▸ **BRIEF**: Will you output the lines between the ones holding "Write a Python" and "models = ['RF', 'DT', 'MLR']", inclusive, exactly as they stand, and only those lines, with the pictures left out?

***** GIVEN ENTRIES

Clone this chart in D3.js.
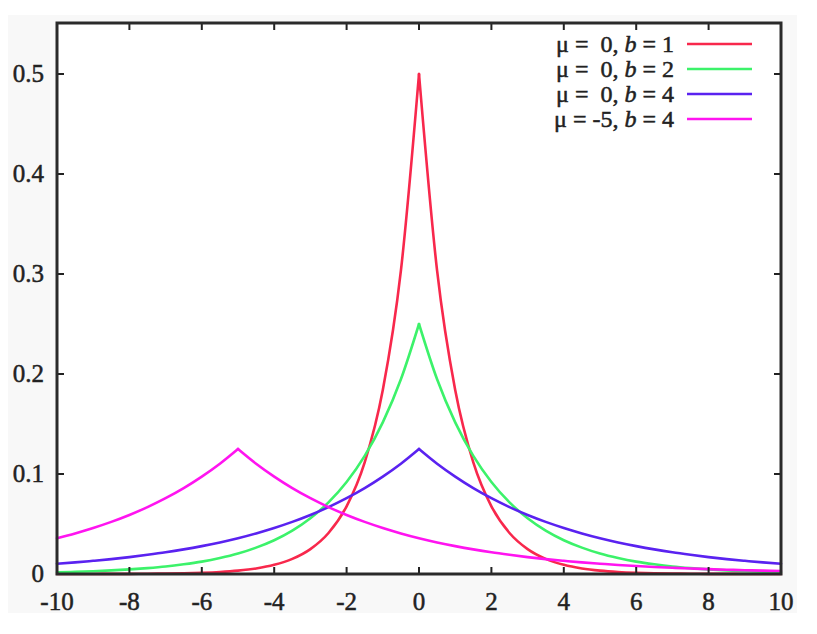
<!DOCTYPE html>
<html><head><meta charset="utf-8">
<script src="https://cdn.jsdelivr.net/npm/d3@7"></script>
<style>body{margin:0;background:#fff}svg{display:block}text{font-family:"Liberation Serif","Times New Roman",Times,serif;font-weight:normal;fill:#222;stroke:#222;stroke-width:0.5}</style>
</head><body><svg id="c" width="817" height="634"></svg>
<script>
const xs = [-10,-9.5,-9,-8.5,-8,-7.5,-7,-6.5,-6,-5.5,-5,-4.5,-4,-3.5,-3,-2.5,-2,-1.5,-1,-0.5,0,0.5,1,1.5,2,2.5,3,3.5,4,4.5,5,5.5,6,6.5,7,7.5,8,8.5,9,9.5,10];
const redVals = [0.00002,0.00004,0.00006,0.0001,0.00017,0.00028,0.00046,0.00075,0.00124,0.00204,0.00337,0.00555,0.00916,0.0151,0.0249,0.0410,0.0677,0.1116,0.1839,0.3033,0.5,0.3033,0.1839,0.1116,0.0677,0.0410,0.0249,0.0151,0.00916,0.00555,0.00337,0.00204,0.00124,0.00075,0.00046,0.00028,0.00017,0.0001,0.00006,0.00004,0.00002];
const greenVals = [0.0017,0.0022,0.0028,0.0036,0.0046,0.0059,0.0075,0.0097,0.0124,0.0160,0.0205,0.0264,0.0338,0.0434,0.0558,0.0716,0.0920,0.1181,0.1516,0.1947,0.25,0.1947,0.1516,0.1181,0.0920,0.0716,0.0558,0.0434,0.0338,0.0264,0.0205,0.0160,0.0124,0.0097,0.0075,0.0059,0.0046,0.0036,0.0028,0.0022,0.0017];
const blueVals = [0.0103,0.0116,0.0132,0.0149,0.0169,0.0192,0.0217,0.0246,0.0279,0.0316,0.0358,0.0406,0.0460,0.0521,0.0590,0.0669,0.0758,0.0859,0.0974,0.1103,0.125,0.1103,0.0974,0.0859,0.0758,0.0669,0.0590,0.0521,0.0460,0.0406,0.0358,0.0316,0.0279,0.0246,0.0217,0.0192,0.0169,0.0149,0.0132,0.0116,0.0103];
const magentaVals = [0.0358,0.0406,0.0460,0.0521,0.0590,0.0669,0.0758,0.0859,0.0974,0.1103,0.125,0.1103,0.0974,0.0859,0.0758,0.0669,0.0590,0.0521,0.0460,0.0406,0.0358,0.0316,0.0279,0.0246,0.0217,0.0192,0.0169,0.0149,0.0132,0.0116,0.0103,0.00906,0.00799,0.00705,0.00622,0.00549,0.00485,0.00428,0.00377,0.00333,0.00294];
const seriesMu = ["\u00a00","\u00a00","\u00a00","-5"];
const seriesB = ["1","2","4","4"];
const seriesColors = ["#f8284c","#3cf26a","#5a22f0","#ff14f0"];
const xTicks = [-10,-8,-6,-4,-2,0,2,4,6,8,10];
const yTicks = [0,0.1,0.2,0.3,0.4,0.5];
const allSeries = [redVals,greenVals,blueVals,magentaVals];

const svg = d3.select("#c");
const L=57,R=781,T=23,B=574;
svg.append("rect").attr("x",8).attr("y",15).attr("width",789).attr("height",598).attr("fill","#f8f8f8");
svg.append("rect").attr("x",L).attr("y",T).attr("width",R-L).attr("height",B-T).attr("fill","#fff");
const x = d3.scaleLinear().domain([-10,10]).range([L,R]);
const y = d3.scaleLinear().domain([0,0.551]).range([B,T]);

const g = svg.append("g");
allSeries.forEach((vals,i)=>{
  const pts = xs.map((xv,j)=>[xv,vals[j]]);
  let p = d3.maxIndex(vals);
  const line = d3.line().x(d=>x(d[0])).y(d=>y(d[1])).curve(d3.curveMonotoneX);
  [pts.slice(0,p+1), pts.slice(p)].forEach(part=>{
    if(part.length<2) return;
    g.append("path").attr("d",line(part)).attr("fill","none").attr("stroke",seriesColors[i])
     .attr("stroke-width",2.6).attr("stroke-linecap","round").attr("stroke-linejoin","round");
  });
});

const tk = svg.append("g").attr("stroke","#222").attr("stroke-width",2);
xTicks.forEach(t=>{
  tk.append("line").attr("x1",x(t)).attr("x2",x(t)).attr("y1",B).attr("y2",B-7);
  tk.append("line").attr("x1",x(t)).attr("x2",x(t)).attr("y1",T).attr("y2",T+7);
});
yTicks.forEach(t=>{
  tk.append("line").attr("x1",L).attr("x2",L+7).attr("y1",y(t)).attr("y2",y(t));
  tk.append("line").attr("x1",R).attr("x2",R-7).attr("y1",y(t)).attr("y2",y(t));
});
svg.append("rect").attr("x",L).attr("y",T).attr("width",R-L).attr("height",B-T)
  .attr("fill","none").attr("stroke","#2a2a2a").attr("stroke-width",3);

xTicks.forEach(t=>{
  svg.append("text").attr("x",x(t)).attr("y",610).attr("text-anchor","middle")
    .attr("font-size",25).text(t);
});
yTicks.forEach(t=>{
  svg.append("text").attr("x",44).attr("y",y(t)+8).attr("text-anchor","end")
    .attr("font-size",25).text(t);
});

const rowY=[44,69,94,119];
seriesB.forEach((bv,i)=>{
  const tx = svg.append("text").attr("x",674).attr("y",rowY[i]+8).attr("text-anchor","end").attr("font-size",24);
  tx.append("tspan").text("μ = "+seriesMu[i]+", ");
  tx.append("tspan").attr("font-style","italic").text("b");
  tx.append("tspan").text(" = "+bv);
  svg.append("line").attr("x1",687).attr("x2",752).attr("y1",rowY[i]).attr("y2",rowY[i])
    .attr("stroke",seriesColors[i]).attr("stroke-width",2.6);
});
</script></body></html>
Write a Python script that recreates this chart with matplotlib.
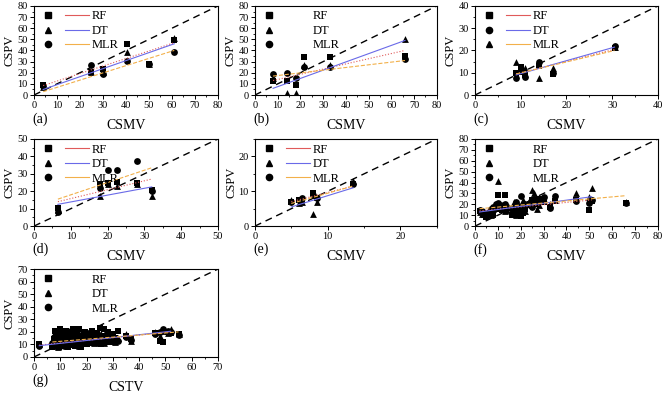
import matplotlib
matplotlib.use('Agg')
import matplotlib.pyplot as plt
import numpy as np
from matplotlib.lines import Line2D
from matplotlib.legend_handler import HandlerTuple
from matplotlib.ticker import MultipleLocator, AutoMinorLocator

plt.rcParams['font.family'] = ['Liberation Serif', 'DejaVu Serif']

models = ['RF', 'DT', 'MLR']

# panel (a)
a_x = [4, 25, 30, 40.5, 50, 61]
a_rf = [9, 21, 23, 46, 28, 49]
a_dt = [7, 21, 21, 39, 28, 51]
a_mlr = [8, 27, 19, 31, 28, 39]
a_fit = {'RF': (0.675, 5.8, 4, 61), 'DT': (0.72, 2.1, 4, 61), 'MLR': (0.65, 0.4, 4, 61)}

# panel (b)
b_x = [8, 14, 18, 21.5, 33, 66]
b_rf = [13, 13, 9, 34, 34, 35]
b_dt = [15, 2, 2, 27, 27, 50]
b_mlr = [19, 20, 15, 25, 25, 32]
b_fit = {'RF': (0.466, 9.3, 8, 66), 'DT': (0.741, 0.1, 8, 66), 'MLR': (0.241, 15.1, 8, 66)}

# panel (c)
c_x = [9, 10, 11, 14, 17, 30.5]
c_rf = [10, 12.5, 9, 13, 9.5, 21]
c_dt = [7.5, 11, 8, 15, 10, 22]
c_mlr = [15, 11, 12, 7.5, 12, 21.5]
c_fit = {'RF': (0.512, 4.9, 9, 30.5), 'DT': (0.581, 3.8, 9, 30.5), 'MLR': (0.488, 5.1, 9, 30.5)}

# panel (d)
d_x = [6.5, 18, 20, 22.5, 28, 32]
d_rf = [10.5, 24, 25, 25.5, 24.5, 21]
d_dt = [9, 17, 24, 23, 24, 17]
d_mlr = [8, 22, 32, 32, 37.5, 20]
d_fit = {'RF': (0.51, 10.7, 6.5, 32), 'DT': (0.392, 9.95, 6.5, 32), 'MLR': (0.706, 10.9, 6.5, 32)}

# panel (e)
e_x = [5, 6, 6.5, 8, 8.5, 13.5]
e_rf = [7, 7.5, 7.5, 9.5, 8, 12]
e_dt = [7.5, 6.5, 7, 3.5, 7, 13]
e_mlr = [7, 7.5, 8, 9, 8, 12]
e_fit = {'RF': (0.53, 4.35, 5, 13.5), 'DT': (0.647, 2.26, 5, 13.5), 'MLR': (0.588, 3.56, 5, 13.5)}

# panel (f)
f_x = [2, 3, 4, 5, 6, 7, 8, 9, 10, 11, 12, 13, 14, 16, 17, 18,
       19, 20, 21, 22, 24, 25, 26, 27, 28, 30, 33, 35, 44, 50, 51, 66]
f_rf = [14, 13, 10, 8, 11, 12, 10, 16, 29, 18, 15, 29, 17, 10, 13, 18,
        12, 9, 12, 16, 20, 24, 22, 20, 25, 22, 18, 23, 24, 15, 23, 21]
f_dt = [13, 11, 12, 9, 14, 10, 16, 20, 41, 17, 19, 14, 15, 12, 22, 10,
        20, 15, 24, 14, 21, 33, 30, 16, 19, 25, 20, 24, 30, 27, 35, 22]
f_mlr = [15, 14, 12, 10, 13, 16, 18, 20, 21, 19, 17, 20, 18, 16, 16, 22,
         17, 28, 18, 20, 19, 18, 25, 24, 23, 27, 17, 28, 23, 21, 24, 21.5]
f_fit = {'RF': (0.204, 13.6, 2, 51), 'DT': (0.286, 12.4, 2, 51), 'MLR': (0.1875, 15.6, 2, 66)}

# panel (g)
g_x = [2, 7, 7.5, 8, 8, 8.5, 9, 9, 9.5, 10,
       10, 10.5, 11, 11, 11.5, 12, 12, 12.5, 13, 13,
       13.5, 14, 14, 14.5, 15, 15.5, 16, 16.5, 17, 17,
       18, 18.5, 19, 19.5, 20, 21, 21.5, 22, 22.5, 23,
       24, 24.5, 25, 25.5, 26, 26.5, 27, 28, 29, 30,
       31, 32, 35, 37, 46, 48, 49, 51, 52, 55]
g_rf = [10, 8, 14, 21, 9, 17, 12, 20, 8, 15,
        22, 11, 19, 9, 16, 13, 21, 10, 18, 8,
        14, 20, 11, 17, 22, 9, 15, 19, 12, 22,
        8, 16, 13, 20, 10, 18, 14, 21, 11, 16,
        19, 13, 23, 10, 17, 22, 14, 20, 12, 18,
        15, 21, 17, 14, 19, 13, 12, 20, 19, 18]
g_dt = [10, 12, 9, 16, 19, 11, 14, 8, 18, 21,
        13, 17, 10, 20, 12, 15, 9, 19, 11, 16,
        21, 13, 18, 10, 15, 20, 12, 17, 9, 14,
        19, 11, 18, 15, 12, 17, 20, 13, 16, 11,
        14, 21, 12, 18, 15, 11, 19, 13, 16, 14,
        12, 15, 18, 13, 20, 17, 21, 19, 22, 18]
g_mlr = [9, 11, 16, 10, 13, 19, 10, 15, 12, 9,
         17, 14, 12, 18, 10, 16, 13, 11, 15, 19,
         12, 10, 16, 13, 11, 18, 14, 10, 17, 13,
         11, 15, 12, 17, 14, 12, 16, 13, 15, 12,
         14, 11, 17, 15, 13, 16, 12, 14, 17, 13,
         15, 13, 16, 13.5, 18, 20, 22, 21, 20, 17.5]
g_fit = {'RF': (0.21, 9.08, 2, 52), 'DT': (0.23, 8.54, 2, 52), 'MLR': (0.167, 10.8, 7, 55)}

tri_sq = {'RF': 's', 'DT': '^', 'MLR': 'o'}
c_markers = {'RF': 's', 'DT': 'o', 'MLR': '^'}

panels = [
    dict(tag='(a)', x=a_x, y={'RF': a_rf, 'DT': a_dt, 'MLR': a_mlr}, fit=a_fit,
         lim=80, step=10, xlabel='CSMV', mk=tri_sq, legline=True),
    dict(tag='(b)', x=b_x, y={'RF': b_rf, 'DT': b_dt, 'MLR': b_mlr}, fit=b_fit,
         lim=80, step=10, xlabel='CSMV', mk=tri_sq, legline=False),
    dict(tag='(c)', x=c_x, y={'RF': c_rf, 'DT': c_dt, 'MLR': c_mlr}, fit=c_fit,
         lim=40, step=10, xlabel='CSMV', mk=c_markers, legline=True),
    dict(tag='(d)', x=d_x, y={'RF': d_rf, 'DT': d_dt, 'MLR': d_mlr}, fit=d_fit,
         lim=50, step=10, xlabel='CSMV', mk=tri_sq, legline=True),
    dict(tag='(e)', x=e_x, y={'RF': e_rf, 'DT': e_dt, 'MLR': e_mlr}, fit=e_fit,
         lim=25, step=10, xlabel='CSMV', mk=tri_sq, legline=True),
    dict(tag='(f)', x=f_x, y={'RF': f_rf, 'DT': f_dt, 'MLR': f_mlr}, fit=f_fit,
         lim=80, step=10, xlabel='CSMV', mk=tri_sq, legline=False),
    dict(tag='(g)', x=g_x, y={'RF': g_rf, 'DT': g_dt, 'MLR': g_mlr}, fit=g_fit,
         lim=70, step=10, xlabel='CSTV', mk=tri_sq, legline=False),
]

line_colors = {'RF': '#e05a5a', 'DT': '#6a6ae8', 'MLR': '#f2b04a'}
line_styles = {'RF': ':', 'DT': '-', 'MLR': '--'}

# axes boxes in figure fractions: columns and rows
col_left = [0.0508, 0.381, 0.710]
col_width = [0.275, 0.272, 0.2735]
row_bottom = [0.760, 0.429, 0.0985]
row_height = [0.225, 0.220, 0.222]

fig = plt.figure(figsize=(6.69, 3.96), dpi=100)

for i, p in enumerate(panels):
    r, c = divmod(i, 3)
    ax = fig.add_axes([col_left[c], row_bottom[r], col_width[c], row_height[r]])
    lim = p['lim']
    ax.plot([0, lim], [0, lim], color='black', lw=1.0, dashes=(5, 3.5), zorder=1)

    handles = []
    for m in models:
        ax.scatter(p['x'], p['y'][m], marker=p['mk'][m], s=24, c='black',
                   linewidths=0, zorder=3)
        slope, icpt, x0, x1 = p['fit'][m]
        xs = np.array([x0, x1])
        ax.plot(xs, slope * xs + icpt, color=line_colors[m], ls=line_styles[m],
                lw=0.8, zorder=4)
        mh = Line2D([], [], marker=p['mk'][m], color='black', ls='none', markersize=4.5)
        lh = Line2D([], [], color=line_colors[m], lw=0.8,
                    alpha=1.0 if p['legline'] else 0.0)
        handles.append((mh, lh))

    ax.legend(handles, models, handler_map={tuple: HandlerTuple(ndivide=None, pad=0.4)},
              loc='upper left', bbox_to_anchor=(-0.02, 1.02), frameon=False,
              fontsize=9, handlelength=4.2, handletextpad=0.2, labelspacing=0.2,
              borderaxespad=0.1)

    ax.set_xlim(0, lim)
    ax.set_ylim(0, lim)
    ax.xaxis.set_major_locator(MultipleLocator(p['step']))
    ax.yaxis.set_major_locator(MultipleLocator(p['step']))
    ax.xaxis.set_minor_locator(AutoMinorLocator(2))
    ax.yaxis.set_minor_locator(AutoMinorLocator(2))
    ax.tick_params(which='major', direction='out', length=3, width=0.7, labelsize=7.5, pad=1.5)
    ax.tick_params(which='minor', direction='out', length=1.5, width=0.6)
    for s in ax.spines.values():
        s.set_linewidth(0.8)
    ax.set_xlabel(p['xlabel'], fontsize=10, labelpad=6)
    ax.set_ylabel('CSPV', fontsize=9, labelpad=1)
    ax.text(-0.01, -0.27, p['tag'], transform=ax.transAxes, fontsize=10,
            ha='left', va='center')

fig.savefig('out.png', dpi=100)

**********

▸ **EXPECTED ANSWER**:
Write a Python script that recreates this chart with matplotlib.
import matplotlib
matplotlib.use('Agg')
import matplotlib.pyplot as plt
import numpy as np
from matplotlib.lines import Line2D
from matplotlib.legend_handler import HandlerTuple
from matplotlib.ticker import MultipleLocator, AutoMinorLocator

plt.rcParams['font.family'] = ['Liberation Serif', 'DejaVu Serif']

models = ['RF', 'DT', 'MLR']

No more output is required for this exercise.